Bioversity International is coordinating a study on the use of native tree species to restore forests around the world, as a contribution to a review by the Food and Agriculture Organization of the UN (FAO) to be published in April 2013.
This blog post is from Bioversity researcher Riina Jalonen, based in Bioversity’s Regional office for Asia Pacific and Oceania in Malaysia. In a team of three foresters, and with a number of partners from the region, she studies genetic impacts of forest management and restoration to propose approaches for improving the sustainable use of and benefits from forest genetic resources.
Given the surge of interest in tree planting in recent years – FAO estimates that at least 5 million hectares of planted forests are established every year which is an area equivalent in size to Costa Rica – it could be easy to assume that all restoration efforts are successful in re-establishing forest ecosystems, as successes are promoted far more often than failures. Yet evaluating failures can be equally important when it comes to improving current techniques for recreating forests where they have been cut down.
FAO started to systematically collect information of tree planting activities only in its most recent Global Forest Resources Assessment 2010.pdf and data availability is still scant. Strikingly, however, the area of successfully established planted forests reported was less than half of the area where reforestation had been attempted. The difference probably reflects a low survival rate of seedlings which may result from a number of possible factors – perhaps the wrong species was planted for the site conditions (climate and soil) or perhaps planting or seedling care techniques were not appropriate or were poorly implemented.
Among the most notable and overlooked risk to the success of forest restoration is inadequate genetic diversity among the seeds of the species planted. Experts interviewed as part of Bioversity’s ongoing study have pointed out that to produce seedlings, people very commonly collect seed from only the one or two trees which are easiest to reach. Experts recommend that seed be obtained from no fewer than 30 widely spaced trees so that the planted forest incorporates enough genetic diversity to ensure the survival of seedlings and to avoid negative consequences of inbreeding in future generations.
If a new forest consists only of closely related trees, all of them with the same characteristics, there may not be enough genetic diversity among them to ensure that some proportion of the individuals, at least, are resistant to the various pests, diseases or adverse weather spells that may arise over the decades. Moreover, where all the trees in a forest are closely related, the next generation, arising from seeds resulting from crossings between them, is likely to be less vigorous.
The lack of genetic diversity among the founding tree population is not always immediately visible but generally becomes more evident as generations pass.
An additional challenge is that very little information is available about the genetic diversity of trees in the millions of hectares of planted and restored forests worldwide. This means that the current global scale of restoration efforts, positive as they are, may also have hidden vulnerabilities. And where planting efforts fail to establish vigorous forests that can survive and thrive over time, they represent a potentially enormous waste of resources.

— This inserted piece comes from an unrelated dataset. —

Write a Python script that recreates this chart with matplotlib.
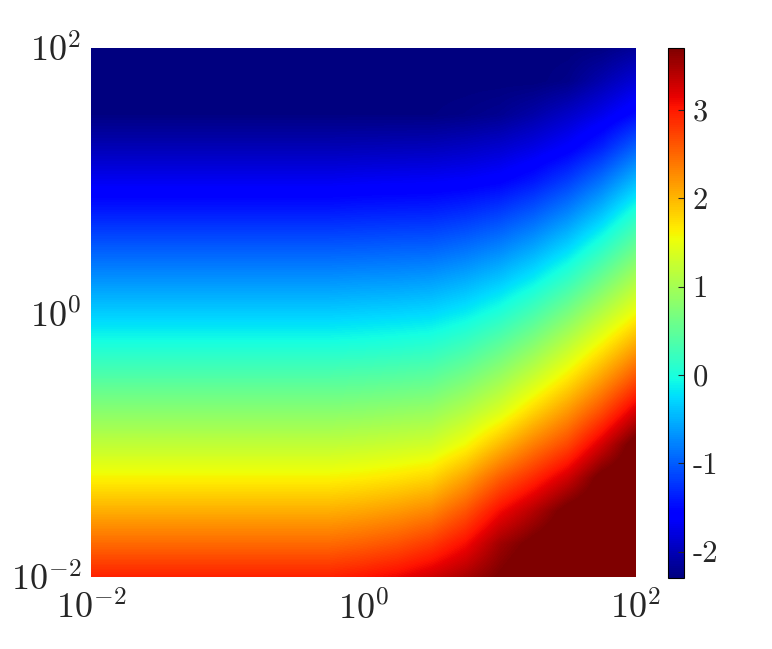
import numpy as np
import matplotlib
matplotlib.use("Agg")
import matplotlib.pyplot as plt

plt.rcParams['mathtext.fontset'] = 'cm'
plt.rcParams['font.family'] = ['cmr10', 'DejaVu Serif']
plt.rcParams['axes.formatter.use_mathtext'] = True

# grid nodes (log10), evenly spaced
log_x = [-2.0, -1.75, -1.5, -1.25, -1.0, -0.75, -0.5, -0.25, 0.0,
         0.25, 0.5, 0.75, 1.0, 1.25, 1.5, 1.75, 2.0]
log_y = [-2.0, -1.75, -1.5, -1.25, -1.0, -0.75, -0.5, -0.25, 0.0,
         0.25, 0.5, 0.75, 1.0, 1.25, 1.5, 1.75, 2.0]

# field values, per column, bottom (1e-2) to top (1e2)
# left half (x < 1) does not change with x
col_left = [2.95, 2.49, 2.05, 1.61, 1.20, 0.80, 0.41, 0.01, -0.34,
            -0.68, -1.02, -1.37, -1.70, -2.01, -2.28, -2.30, -2.30]
col_000 = [3.02, 2.55, 2.10, 1.65, 1.23, 0.83, 0.43, 0.03, -0.32,
           -0.66, -1.01, -1.35, -1.68, -2.00, -2.28, -2.30, -2.30]
col_025 = [3.12, 2.64, 2.18, 1.71, 1.27, 0.87, 0.46, 0.06, -0.30,
           -0.65, -0.99, -1.34, -1.67, -1.99, -2.28, -2.30, -2.30]
col_050 = [3.28, 2.80, 2.30, 1.80, 1.32, 0.91, 0.50, 0.10, -0.27,
           -0.62, -0.98, -1.33, -1.66, -1.98, -2.28, -2.30, -2.30]
col_075 = [3.48, 3.08, 2.62, 2.12, 1.57, 1.11, 0.68, 0.25, -0.16,
           -0.53, -0.90, -1.27, -1.63, -1.94, -2.25, -2.30, -2.30]
col_100 = [3.72, 3.52, 3.08, 2.56, 1.97, 1.40, 0.94, 0.49, 0.03,
           -0.38, -0.78, -1.17, -1.57, -1.88, -2.20, -2.30, -2.30]
col_125 = [3.95, 3.78, 3.42, 2.90, 2.36, 1.81, 1.29, 0.80, 0.32,
           -0.15, -0.58, -1.00, -1.42, -1.77, -2.08, -2.30, -2.30]
col_150 = [4.00, 3.95, 3.80, 3.28, 2.71, 2.20, 1.69, 1.19, 0.68,
           0.17, -0.30, -0.75, -1.19, -1.61, -1.92, -2.24, -2.30]
col_175 = [4.00, 4.00, 3.95, 3.80, 3.26, 2.68, 2.15, 1.63, 1.11,
           0.60, 0.09, -0.40, -0.87, -1.35, -1.73, -2.04, -2.27]
col_200 = [4.00, 4.00, 4.00, 3.95, 3.85, 3.25, 2.65, 2.10, 1.55,
           1.05, 0.55, 0.06, -0.46, -0.97, -1.49, -1.83, -2.15]

clim = (-2.3, 3.7)
cb_ticks = [-2, -1, 0, 1, 2, 3]
cb_labels = ['-2', '-1', '0', '1', '2', '3']
ax_ticks = [1e-2, 1e0, 1e2]
ax_labels = [r'$10^{-2}$', r'$10^{0}$', r'$10^{2}$']

C = np.column_stack([col_left] * 8 + [col_000, col_025, col_050, col_075,
                                      col_100, col_125, col_150, col_175,
                                      col_200])
# image cells centred on the nodes (even spacing in log10 units)
dx = (log_x[1] - log_x[0]) / 2
dy = (log_y[1] - log_y[0]) / 2
extent = [log_x[0] - dx, log_x[-1] + dx, log_y[0] - dy, log_y[-1] + dy]

txt = '#262626'
pos = [0.1179, 0.1109, 0.7059, 0.8151]
fig = plt.figure(figsize=(7.72, 6.49), dpi=100)

# the field, drawn in log10 coordinates on a hidden axes
img_ax = fig.add_axes(pos)
im = img_ax.imshow(C, origin='lower', extent=extent, aspect='auto',
                   cmap='jet', vmin=clim[0], vmax=clim[1],
                   interpolation='bilinear', interpolation_stage='data')
img_ax.set_xlim(log_x[0], log_x[-1])
img_ax.set_ylim(log_y[0], log_y[-1])
img_ax.axis('off')

# log axes on top for the ticks
ax = fig.add_axes(pos)
ax.patch.set_visible(False)
ax.set_xscale('log')
ax.set_yscale('log')
ax.set_xlim(10 ** log_x[0], 10 ** log_x[-1])
ax.set_ylim(10 ** log_y[0], 10 ** log_y[-1])
ax.set_xticks(ax_ticks)
ax.set_xticklabels(ax_labels)
ax.set_yticks(ax_ticks)
ax.set_yticklabels(ax_labels)
ax.minorticks_off()
ax.tick_params(axis='both', length=0, labelsize=26, colors=txt)
ax.tick_params(axis='x', pad=10)
ax.tick_params(axis='y', pad=7)
for s in ax.spines.values():
    s.set_visible(False)

cax = fig.add_axes([0.8653, 0.1094, 0.0207, 0.8166])
cb = fig.colorbar(im, cax=cax)
cb.set_ticks(cb_ticks)
cb.set_ticklabels(cb_labels)
cb.outline.set_linewidth(0.8)
cax.tick_params(direction='in', length=4, width=0.8, labelsize=22,
                colors=txt, pad=6)
for lab in cax.get_yticklabels():
    lab.set_fontfamily('cmr10')

fig.savefig('out.png', dpi=100)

The study which I am preparing together with Bioversity colleagues and other experts reviews the current knowledge and practices related to integrating genetic diversity into tree planting efforts to restore forests. We are focusing particularly on native tree species, the ones that occur naturally in the wild forests of any given region, because these species provide the habitat that local birds and animals need, as well as the forest products that local people use.
The study will include a set of recommendations for both restoration researchers and practitioners, including on the collection of propagation materials from fragmented forests and increasingly resiliency under environmental changes.
Better understanding of the importance of genetic considerations in forest restoration will go some way to improve the success of restoration efforts and ensure the provision of benefits from restored forests beyond the first generation of trees
Statistics in the text are from the FAO Global Forest Resource Assessment (2010) and concern forests established though tree planting and deliberate tree seeding, including both reforestation and afforestation.